I’ll admit to having some mixed emotions about Net Neutrality,  just passed by the FCC on a party-line vote. Is this a solution in search of a problem? A sinister plot by the government to control what we can and can’t see or talk about (as is about to happen in Venezuela?). Or is it a way to keep giant broadband companies like Comcast, Time-Warner Cable, or AT&T from putting it’s favored content on the “fast lane” or blocking services that might compete with a service that the big company provides. Would Hulu be blocked to make it less likely that someone would drop cable service?  Could they block Vonage to hype sales of the cable company’s digital phone product?

The new rules exempt wireless providers for the time being.

I can see the possibility of broadband companies offering a tiered system of internet service similar to cable TV. Maybe you’d pay one price for the top 100 websites, another for the top 250, and a much higher price for the top 500.  The big boys may want to charge more to websites and applications for access to higher speeds, which means Best Buy loads quickly;  Joe’s Electronics loads slowly if at all.

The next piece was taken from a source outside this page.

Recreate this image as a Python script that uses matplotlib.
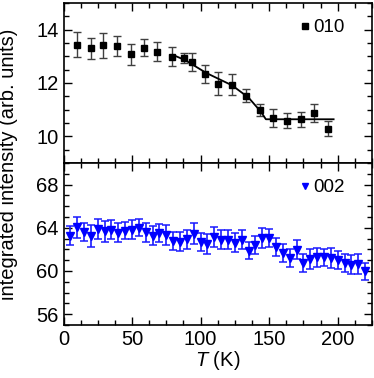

Why the opposition to net neutrality? Doesn’t it seem like a good idea to treat all traffic the same? While some claim the rules don’t go far enough, others complain that the FCC has overstepped its bounds, and even if Net Neutrality sounds like a good thing, it’s a “camel’s nose under a tent” leading to government regulation of the internet.

Is Time Warner starts to only offer a tiered internet, wouldn’t a competitor come along and offer an open internet? In most places, we only have two high speed providers. If there were 6 or 7, that might be realistic.

My not completely formed opinion: Until there really was a problem, maybe leaving well enough alone might be the best way to go. I want a wide-open internet, but at the same time I’m wary of regulation that might create government regulation of content.  I’ll welcome your comments, though.